He occupied a (somewhat self-appointed) position as a hero of Australia's environment and Indigenous rights movements for decades. Yet these days, former Midnight Oil frontman and current ALP environment minister Peter Garrett works overtime to prove his credentials as a defender of big business and the big polluters.
Indeed, his sell-outs of the environment and Aboriginal people have become so common you could be forgiven for thinking the whole Midnight Oil thing was some extended, Chaseresque joke that no-one twigged on to.
His latest exercise in political surrender was his approval of the Four Mile uranium mine in northern South Australia. The deposit is the biggest uranium discovery in 25 years. It is just a few kilometres from Beverley uranium mine, the expansion of which Garrett approved last yeat.
Four Mile will be run by Quasar resources, a company owned by US weapons dealer and nuclear energy corporation General Atomics. General Atomics makes the Predator aerial drone vehicles the US is using so effectively to kill civilians in Pakistan and Afghanistan.

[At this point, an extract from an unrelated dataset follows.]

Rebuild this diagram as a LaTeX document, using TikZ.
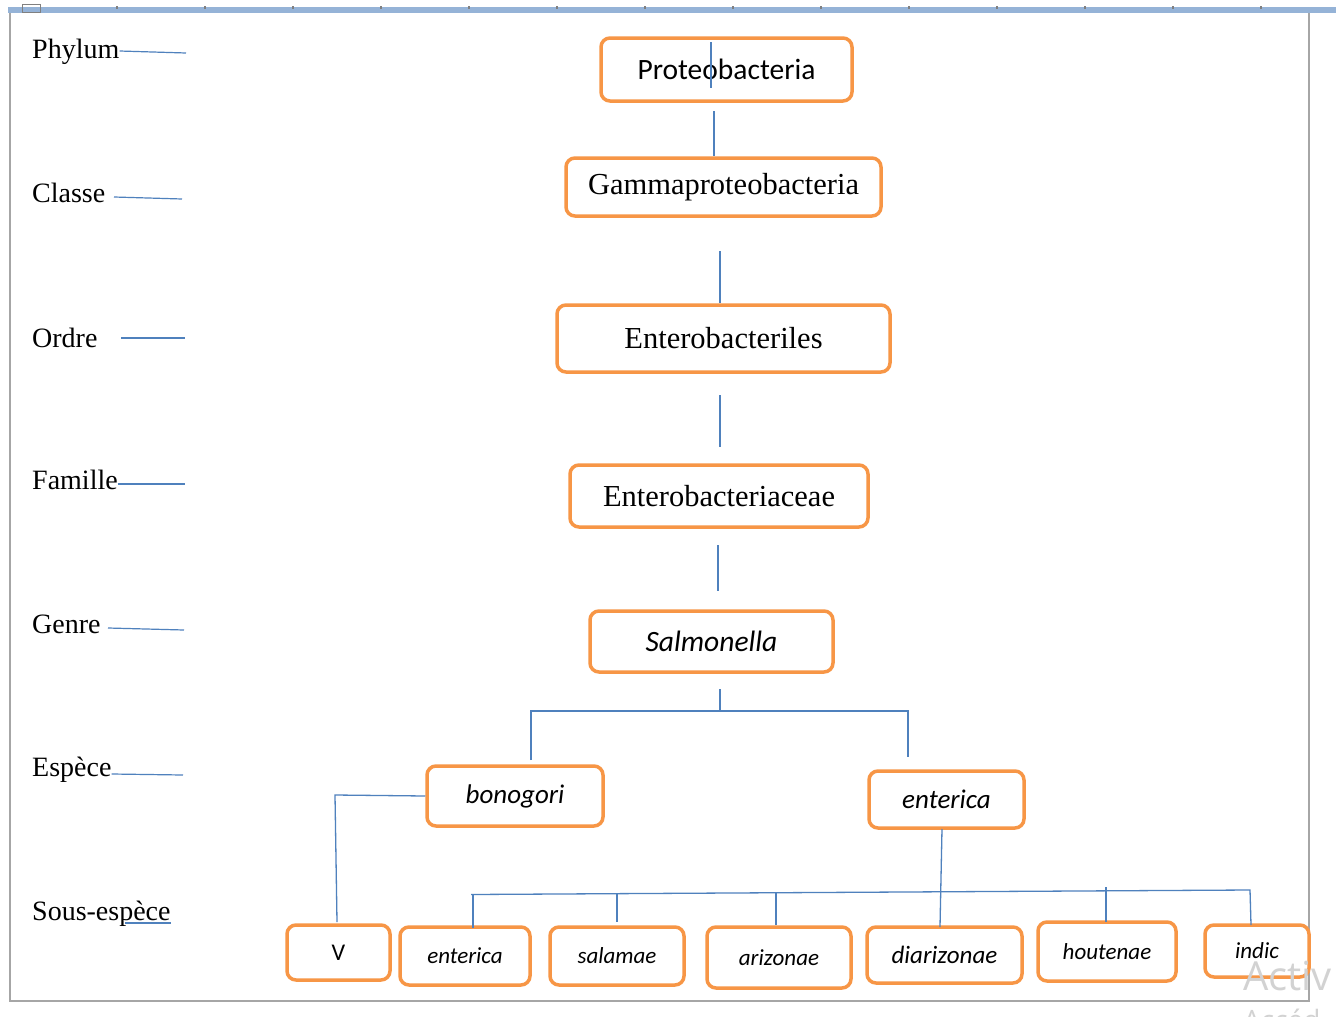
\documentclass[tikz,border=0pt]{standalone}
\usepackage{fontspec}
\setmainfont{Liberation Serif}
\newfontfamily\carl{Carlito}
\newfontfamily\wmfont{Open Sans}
\definecolor{boxor}{HTML}{F79646}
\definecolor{lnblue}{HTML}{4F81BD}
\definecolor{topblue}{HTML}{95B3D7}
\definecolor{framegray}{HTML}{A6A6A6}
\begin{document}
\begin{tikzpicture}[x=1pt,y=-1pt,
 tbox/.style={draw=boxor, line width=3.5pt, rounded corners=9pt, fill=white, inner sep=0pt, align=center},
 conn/.style={draw=lnblue, line width=1.3pt},
 lvl/.style={anchor=base west, inner sep=0pt, font=\fontsize{28}{30}\selectfont},
 lvlline/.style={draw=lnblue, line width=1.2pt},
 serifbig/.style={font=\fontsize{30.5}{33}\selectfont},
 sansbig/.style={font=\carl\fontsize{29.5}{32}\selectfont},
 spfont/.style={font=\carl\itshape\fontsize{27}{30}\selectfont},
 ssfont/.style={font=\carl\itshape\fontsize{23}{26}\selectfont},
]
\useasboundingbox (0,0) rectangle (1336,1017);
\fill[white] (0,0) rectangle (1336,1017);
% page frame
\fill[topblue] (8,7) rectangle (1336,13);
\foreach \tx in {117,205,293,381,469,557,645,733,821,909,997,1085,1173,1261}
  \fill[gray] (\tx-0.7,6) rectangle (\tx+0.7,9);
\draw[gray, line width=0.8pt] (22,4) rectangle (40,12);
\draw[framegray, line width=2pt] (10,13) -- (10,1001) -- (1309,1001) -- (1309,13);

% level labels
\node[lvl] (lphy) at (32,58) {Phylum};
\node[lvl] (lcla) at (32,202) {Classe};
\node[lvl] (lord) at (32,347) {Ordre};
\node[lvl] (lfam) at (32,489) {Famille};
\node[lvl] (lgen) at (32,633) {Genre};
\node[lvl] (lesp) at (32,776) {Espèce};
\node[lvl] (lsse) at (32,920) {Sous-espèce};
\coordinate (ephy) at (186,53);
\coordinate (ecla) at (182,199);
\coordinate (eord) at (185,338);
\coordinate (efam) at (185,484);
\coordinate (egen) at (184,630);
\coordinate (eesp) at (183,775);
\coordinate (usse1) at (125,923);
\coordinate (usse2) at (171,923);
\draw[lvlline] (lphy.base east) ++(0,-7) -- (ephy);
\draw[lvlline] (114,197) -- (ecla);
\draw[lvlline] (121,338) -- (eord);
\draw[lvlline] (lfam.base east) ++(0,-5) -- (efam);
\draw[lvlline] (108,628) -- (egen);
\draw[lvlline] (lesp.base east) ++(0,-2) -- (eesp);
\draw[lvlline] (usse1) -- (usse2);

% taxonomy boxes
\node[tbox, sansbig, minimum width=251, minimum height=63] (pro) at (726.5,69.5) {Proteobacteria};
\node[tbox, serifbig, minimum width=315, minimum height=58] (gam) at (723.5,187) {Gammaproteobacteria};
\node[tbox, serifbig, minimum width=333, minimum height=67] (ord) at (723.5,338.5) {Enterobacteriles};
\node[tbox, serifbig, minimum width=298, minimum height=62] (fam) at (719,496) {Enterobacteriaceae};
\node[tbox, font=\carl\itshape\fontsize{29.5}{32}\selectfont, minimum width=243, minimum height=61] (sal) at (711.5,641.5) {Salmonella};
\node[tbox, spfont, minimum width=176, minimum height=60] (bon) at (515,796) {bonogori};
\node[tbox, spfont, minimum width=155, minimum height=57] (ent) at (946.5,799.5) {enterica};
\node[tbox, font=\carl\fontsize{24}{26}\selectfont, minimum width=103, minimum height=55] (sv) at (338.5,952.5) {V};
\node[tbox, ssfont, minimum width=130, minimum height=58] (sent) at (465,956) {enterica};
\node[tbox, ssfont, minimum width=134, minimum height=58] (ssal) at (617,956) {salamae};
\node[tbox, ssfont, minimum width=144, minimum height=61] (sari) at (779,957.5) {arizonae};
\node[tbox, font=\carl\itshape\fontsize{25}{28}\selectfont, minimum width=155, minimum height=56] (sdia) at (944.5,955) {diarizonae};
\node[tbox, ssfont, minimum width=138, minimum height=59] (shou) at (1107,951.5) {houtenae};
\node[tbox, ssfont, minimum width=104, minimum height=52] (sind) at (1257,951) {indic};

% connectors
\coordinate (pin1) at (711,42);
\coordinate (pin2) at (711,88);
\draw[conn] (pin1) -- (pin2);
\coordinate (pg1) at (714,111);
\draw[conn] (pg1) -- (gam.north -| pg1);
\coordinate (go1) at (720,251);
\draw[conn] (go1) -- (ord.north -| go1);
\coordinate (of1) at (720,395);
\coordinate (of2) at (720,447);
\draw[conn] (of1) -- (of2);
\coordinate (fs1) at (718,545);
\coordinate (fs2) at (718,591);
\draw[conn] (fs1) -- (fs2);
\coordinate (sj) at (720,711);
\coordinate (sbl) at (531,711);
\coordinate (sbr) at (908,711);
\coordinate (sbe) at (531,760);
\coordinate (see) at (908,757);
\draw[conn] (720,689) -- (sj);
\draw[conn] (sbe) -- (sbl) -- (sbr) -- (see);
\coordinate (bv1) at (335,795);
\coordinate (bv2) at (337,922);
\draw[conn] (bon.west) -- (bv1) -- (bv2);
\coordinate (ed1) at (942,829);
\coordinate (ed2) at (940,927);
\draw[conn] (ed1) -- (ed2);
\coordinate (hl) at (471,894.5);
\coordinate (hr) at (1250,890);
\coordinate (hre) at (1251,925);
\draw[conn] (hl) -- (hr) -- (hre);
\draw[conn] (473,894.5) -- (473,928);
\draw[conn] (617,893.5) -- (617,922);
\draw[conn] (776,893) -- (776,925);
\draw[conn] (1106,887) -- (1106,922);

% watermark
\node[anchor=base west, inner sep=0pt, text=gray!35, font=\wmfont\fontsize{40}{44}\selectfont] (wm1) at (1243,990) {Activ};
\node[anchor=base west, inner sep=0pt, text=gray!35, font=\wmfont\fontsize{28}{30}\selectfont] (wm2) at (1243,1030) {Accéd};
\end{tikzpicture}
\end{document}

James Neal Blue, a US billionaire who was a strong supporter of the United States' covert wars in Latin America in the 1980s, chairs the company.
The Four Mile mine decision has also affected the traditional owners, the Adnyamathana people. Some in the community have welcomed the potential royalties from the mine. Yet many feel they have been left out of the process and that the development will destroy significant sites.
Once again, an Indigenous community is being forced to give up its heritage to have access to basic services and living standards. Garrett is dividing a community where people would have expected the Midnight Oil-era Garrett to be promoting Indigenous empowerment and ownership.
Yet the decision is not so surprising if you look at the other decisions he has made since becoming the federal environment minister.
He approved the unpopular Gunns pulp mill in Tasmania, and gave the go ahead to the dredging of Port Phillip Bay.
As arts minister, he cut all funding to the Australian National Academy of Music without notice. He backed away from the proposal to stop tourists climbing Uluru and backed away from a logging ban in the Riverina-Murray.
He approved the Sugarloaf pipeline, which will take scarce water from the Goulburn River and approved the Huntlee development in endangered scrubland in the Hunter Valley. He also approved the expansion of the McArthur River Mine, requiring the diversion of the McArthur River, sacred to the Borroloola people.
And he's accepted that far from being a setback for our country, US forces are, in fact, a positive boon. In 2004, he reversed his long-standing opposition to the US-run Pine Gap military facility. In 2007, he supported the establishment of a new US military spy facility near Geraldton.
Many people have had fun trotting out old Midnight Oil lyrics to wave in his face, but, as Garrett says, that was years ago. So, to be fair, what's he been saying more recently?
In 2002, when he was still the Australian Conversation Foundation president, he said: "The Australian nuclear story is a tale of woe" and "a tale of staunch resistance". He said: "We support Aboriginal peoples having a right of veto over nuclear projects on their traditional lands."
Three years ago, he told Sixty Minutes: "Nuclear is a dirty word because the stuff ends up in nuclear weapons, because the waste is highly toxic, highly carcinogenic, lasts for incredibly long periods of time ... it's not the right path for Australia to take."
And at the ALP national conference two years ago he said: "I have long been opposed to uranium mining and I remain opposed to it. I am unapologetic about this. In fact, I am proud of it."
Garrett may have forgotten the strong arguments against uranium mining, but there are many who still proudly oppose it. And with good reason. Apart from the risks associated with actual mining, such as groundwater contamination, the significant and still unsolved problem of nuclear waste remains: there is no safe, lasting way to dispose of it.
Similarly, who can know that the resources company Quasar — owned by military hardware company General Atomics — will run the mine without thinking immediately of the potential the uranium will end up in nuclear weapons? The only safe place for uranium is in the ground, undisturbed.
But such matters as environmental threats and nuclear proliferation are apparently not the issue: faced with accusations of hypocrisy, Garrett told the media he was following ALP policy — that it showed he was a "team player".
Party solidarity and discipline is fine when it is coupled with real processes of internal democracy and political honesty, when policy is properly debated and voted on by the membership then clearly and openly presented to the public.
The ALP, however, is a party whose leadership has complete contempt for democracy. Decisions made at ALP conferences are often overridden, and the opinions and desires of its members denigrated or ignored. The insertion of Garrett as the candidate for Kingsford-Smith in 2004, against the wishes of the local ALP branch, is just one example.
And as for political honesty, the ALP has shown it is willing to do tricky preference deals with anyone to ensure that progressive candidates don't get near electoral victory. One such deal was done with the Nationals in 1984 that made sure Garrett, then a Senate candidate for the Nuclear Disarmament Party, just missed out on a Senate seat.
Disdainful and dismissive of old supporters who believed in him, rolling in money, and willing to keep trading on his past activity for political and personal gain, Garrett may not hold much political sway within the modern ALP, but he and it are a perfect match.